Operator Algebras Seminar
Spring 2018

Organizers: Marius Dadarlat, Andrew Toms, and Thomas Sinclair

Tuesday, 2:30-3:30pm, REC 315

Jianchao Wu (Penn State)
Title: Demystifying Rokhlin dimension
The theory of Rokhlin dimension was introduced by Hirshberg, Winter and Zacharias as a tool to study the regularity properties of C*-algebras in relation with group actions. It was inspired by the classical Rokhlin lemma in ergodic theory. Since then, it has been greatly developed as well as simplified, and connections to other areas have been discovered. In this talk, I will present some newer perspectives to help us understand this concept. In particular, I will explain its relation to the Schwarz genus for principal bundles in the context of generalized Borsuk-Ulam theorems. I will also indicate how one can extend the theory beyond residually finite groups. This includes recent and ongoing joint projects with Gardella, Hajac, Hirshberg, Hamblin, Tobolski and Zacharias.

Ali Kavruk (VCU)
Title: Relative Weak Injectivity for Operator Systems (Slides)
Extending C. Lance's weak expectation property, E. Kirchberg introduces the notion of relative weak injectivity for pairs of C*-algebras. Subsequent studies exhibit that this concept has a key role in Riesz interpolations, Riesz-Arveson extension theory, Ando's theory on numerical radius etc. In this talk we focus on two natural extensions of this notion to operator systems and overview their properties. As applications, we first characterize Kirchberg and Wasserman's C*-systems in terms of nuclearity and see that these objects coincide with (c,max)-nuclear objects. We then carry out the nuclearity criteria given by Namioka and Phelp's test systems to C*-systems.
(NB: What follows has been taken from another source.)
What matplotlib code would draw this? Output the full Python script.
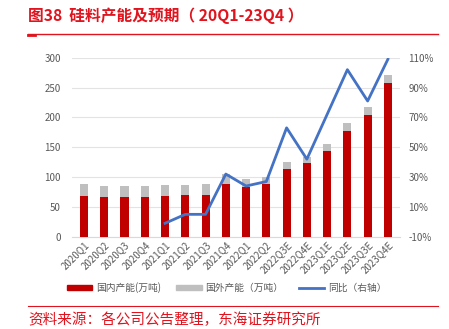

We finally focus on the notion of quasi-nuclearity in operator system setting, and outline that it is equivalent to classical nuclearity. In this introductory presentation we also have the opportunity talk about many open questions in this context.

Kyle Austin (Ben Gurion)
Title: A Functorial Approach to Groupoid Modeling of C*-algebras
Abstract: In joint works with Magdalena Georgescu and Atish Mitra, we have devised a way to do categorical modeling of c*-algebras using groupoids. Specifically, we have found morphisms of groupoids with Haar systems of measures that induce morphisms of maximal groupoid c*-algebras; moreover, our association of groupoid to maximal groupoid c*-algebra and our morphisms of groupoids to their induced morphisms is functorial and generalizes the Gelfand duality functor for spaces. We use this to construct explicit examples of lots of c*-algebras including the Jiang-Su and Razak Jacelon algebras. If there is time, I will also talk about our current project on finding an inverse functor from certain pairs of c*-algebras to groupoids.